For a long moment the man stared at Bass, then looked over the white man’s shoulder at Pretty On Top, Windy Boy, and Turns Plenty behind the trapper. Finally Strikes-in-Camp took the halters, held them a heartbeat, and passed them to one of the painted warriors who stood beside him. The man started away with the two Arapaho ponies.
By the time Strikes-in-Camp recrossed his arms and stared again at him, Bass realized he could barely hear—his heart pounded so loudly in his ears while he started to turn slowly around on those shaky legs of his, reminding himself he must not stumble, must not fall there in front of her people.
Less than three steps brought him back to Windy Boy, who held out his left hand. In it he clutched the halters to another two ponies. Quietly clucking for the pair to follow, Bass slowly started back to Strikes-in-Camp, stopping again a few feet from the warrior and his Sore Lip comrades.
“I bring more gifts to Strikes-in-Camp,” he said in a studied cadence with the Crow words. “Two more horses.”
“Two more horses,” Strikes-in-Camp repeated, not budging, moving only his eyes as he looked from the white man to stare at one of the ponies.
Turning, Bass pulled the oxblood blanket from its back and held it before Strikes-in-Camp as a soft murmur came from the crowd. “This will keep your wife warm on those nights when you take the warpath against our enemies.”
Strikes-in-Camp brushed the blanket with his fingers, lifted a corner, inspecting it as if to ascertain that it truly was new.
“Two moons ago I traded for it,” Titus explained, scrambling for these words not in his planned script. “From the Crow trader—Tullock—at the mouth of the Tongue River.”
Eventually Strikes-in-Camp took the red blanket from Bass’s arm and passed it back to one of his warrior society. “Yes, it will keep my wife warm when I am not with her.”r />
Bass thought he saw a little softening in the man’s eyes. His heart leaped. For days now since he and Waits-by-the-Water had discussed this ceremony with her mother, Titus had steadily grown more apprehensive. From the beginning Strikes-in-Camp had frostily objected.

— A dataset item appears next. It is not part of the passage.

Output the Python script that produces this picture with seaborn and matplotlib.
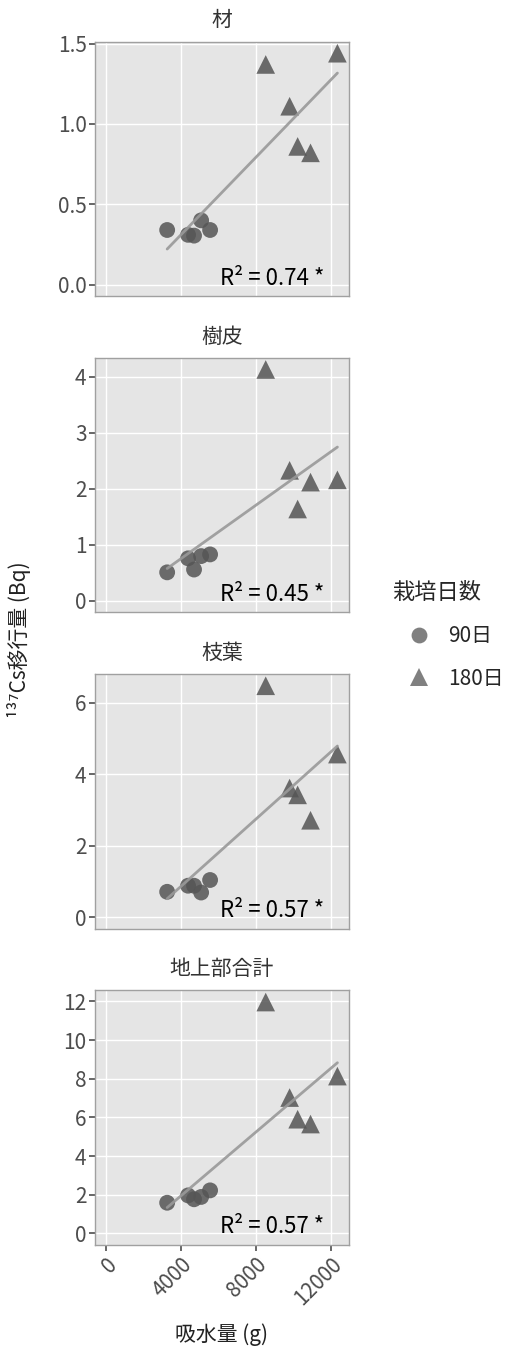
import matplotlib.pyplot as plt
import numpy as np
import pandas as pd
import seaborn as sns

# 吸水量 (g), shared by all panels: 90日 trees then 180日 trees
water = [3250, 4370, 4690, 5070, 5550, 8530, 9810, 10240, 10930, 12370]
days = ['90日'] * 5 + ['180日'] * 5

wood = [0.34, 0.31, 0.305, 0.40, 0.34, 1.37, 1.11, 0.86, 0.82, 1.44]
bark = [0.51, 0.76, 0.56, 0.80, 0.83, 4.13, 2.33, 1.64, 2.12, 2.16]
leaf = [0.71, 0.88, 0.88, 0.69, 1.04, 6.47, 3.61, 3.42, 2.71, 4.56]
total = [1.59, 1.97, 1.77, 1.89, 2.23, 11.97, 7.03, 5.91, 5.66, 8.14]

parts = ['材', '樹皮', '枝葉', '地上部合計']
r2_labels = ['R² = 0.74 *', 'R² = 0.45 *', 'R² = 0.57 *', 'R² = 0.57 *']
y_ticks = [[0.0, 0.5, 1.0, 1.5], [0, 1, 2, 3, 4], [0, 2, 4, 6], [0, 2, 4, 6, 8, 10, 12]]
x_ticks = [0, 4000, 8000, 12000]

rows = []
for part, vals in zip(parts, [wood, bark, leaf, total]):
    for w, d, v in zip(water, days, vals):
        rows.append({'part': part, 'water': w, 'day': d, 'value': v})
data = pd.DataFrame(rows)

sns.set_theme(style='darkgrid', rc={
    'axes.facecolor': '#e5e5e5', 'grid.color': 'white', 'grid.linewidth': 1.0,
    'axes.edgecolor': '#a0a0a0', 'axes.linewidth': 1.0,
    'xtick.bottom': True, 'ytick.left': True,
    'xtick.color': '#555555', 'ytick.color': '#555555',
    'xtick.labelcolor': '#4d4d4d', 'ytick.labelcolor': '#4d4d4d',
    'xtick.major.size': 4, 'ytick.major.size': 4,
})
plt.rcParams['font.family'] = ['Noto Sans CJK JP', 'DejaVu Sans']

fig, axes = plt.subplots(4, 1, figsize=(5.05, 13.52), dpi=100, sharex=True)
fig.subplots_adjust(left=0.188, right=0.691, top=0.9692, bottom=0.0791, hspace=0.2424)

xmax = max(water)
for i, (ax, part) in enumerate(zip(axes, parts)):
    sub = data[data['part'] == part]
    sns.scatterplot(data=sub, x='water', y='value', style='day', size='day',
                    markers={'90日': 'o', '180日': '^'}, style_order=['90日', '180日'],
                    sizes={'90日': 130, '180日': 180}, size_order=['90日', '180日'],
                    color='#555555', alpha=0.85, linewidth=0, ax=ax, legend=(i == 0))
    sns.regplot(data=sub, x='water', y='value', scatter=False, ci=None, truncate=True,
                line_kws={'color': '#999999', 'lw': 2, 'alpha': 0.9}, ax=ax)
    ymax = sub['value'].max()
    ax.set_ylim(-0.05 * ymax, ymax * 1.05)
    ax.set_xlim(-0.05 * xmax, xmax * 1.05)
    ax.set_yticks(y_ticks[i])
    if i == 0:
        ax.set_yticklabels([f'{t:.1f}' for t in y_ticks[i]])
    ax.set_xticks(x_ticks)
    ax.tick_params(labelsize=15, pad=2)
    if i < 3:
        ax.tick_params(axis='x', bottom=False)
    ax.set_title(part, fontsize=15, color='#333333', pad=11)
    ax.set_xlabel('')
    ax.set_ylabel('')
    ax.text(8880, 0, r2_labels[i], ha='center', va='baseline', fontsize=16, color='black')
    for s in ax.spines.values():
        s.set_visible(True)

handles, labels = axes[0].get_legend_handles_labels()
axes[0].get_legend().remove()
for h in handles:
    h.set_alpha(0.75)
leg = fig.legend(handles, labels, title='栽培日数', loc='center', bbox_to_anchor=(0.887, 0.530),
                 frameon=False, fontsize=15, title_fontsize=16, labelspacing=1.0,
                 handlelength=2.6, handletextpad=0.1, markerscale=1.0)
leg._legend_box.align = 'left'

plt.setp(axes[-1].get_xticklabels(), rotation=45, ha='right', rotation_mode='anchor')
axes[-1].set_xlabel('吸水量 (g)', fontsize=15, color='#222222', labelpad=10)
fig.text(0.038, 0.527, '¹³⁷Cs移行量 (Bq)', rotation=90, ha='center', va='center',
         fontsize=15, color='#222222')

plt.savefig('out.png', dpi=100)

He had even refused to talk to his mother about the white man’s wanting to ask for his sister in marriage.
Three more times Waits had prevailed upon her mother to ask Strikes-in-Camp, hoping to wear him down. But each time he had grown a little more insolent. Then, yesterday, both of them had gone together to speak to him.
Waits had returned alone to pull back the flap to their shelter and clumsily squatted on the bedrobes. “Strikes-in-Camp says he will take your gifts.”
Titus hadn’t been sure he’d heard the words correctly at first. So he asked, hesitantly, “Your brother said he would give you away to be my wife?”
Then she was smiling not just with her mouth, but with her whole face, flinging her body against his as the tears gushed down her cheeks. He wasn’t sure which of them cried more at that moment, but yesterday had lifted much of the gray pall that had settled about him since their arrival in Absaroka.
“But I don’t understand—he refused three times before,” Bass said, wagging his head, happy and confused all at once. “What made him—”
“I reminded him that you and I were already married in the way of our people, that we didn’t need any ceremony,” she told him, gripping one of his hands in both of hers while Magpie snuggled up next to them both. “Then I reminded him that you had no responsibility to ask anyone for me when I had no father.”
“What did he say?”
“He scolded me again that I should not have given myself to a white man.”
Bass gazed down at her belly, touched it, and said, “It’s a little late for that now.”
She grinned radiantly. “Then I told him you wanted to do your promising before my family, before all my people—whether or not he gave me to you.”
“You told him I was going to promise myself to you before all your people no matter if he was there or not?”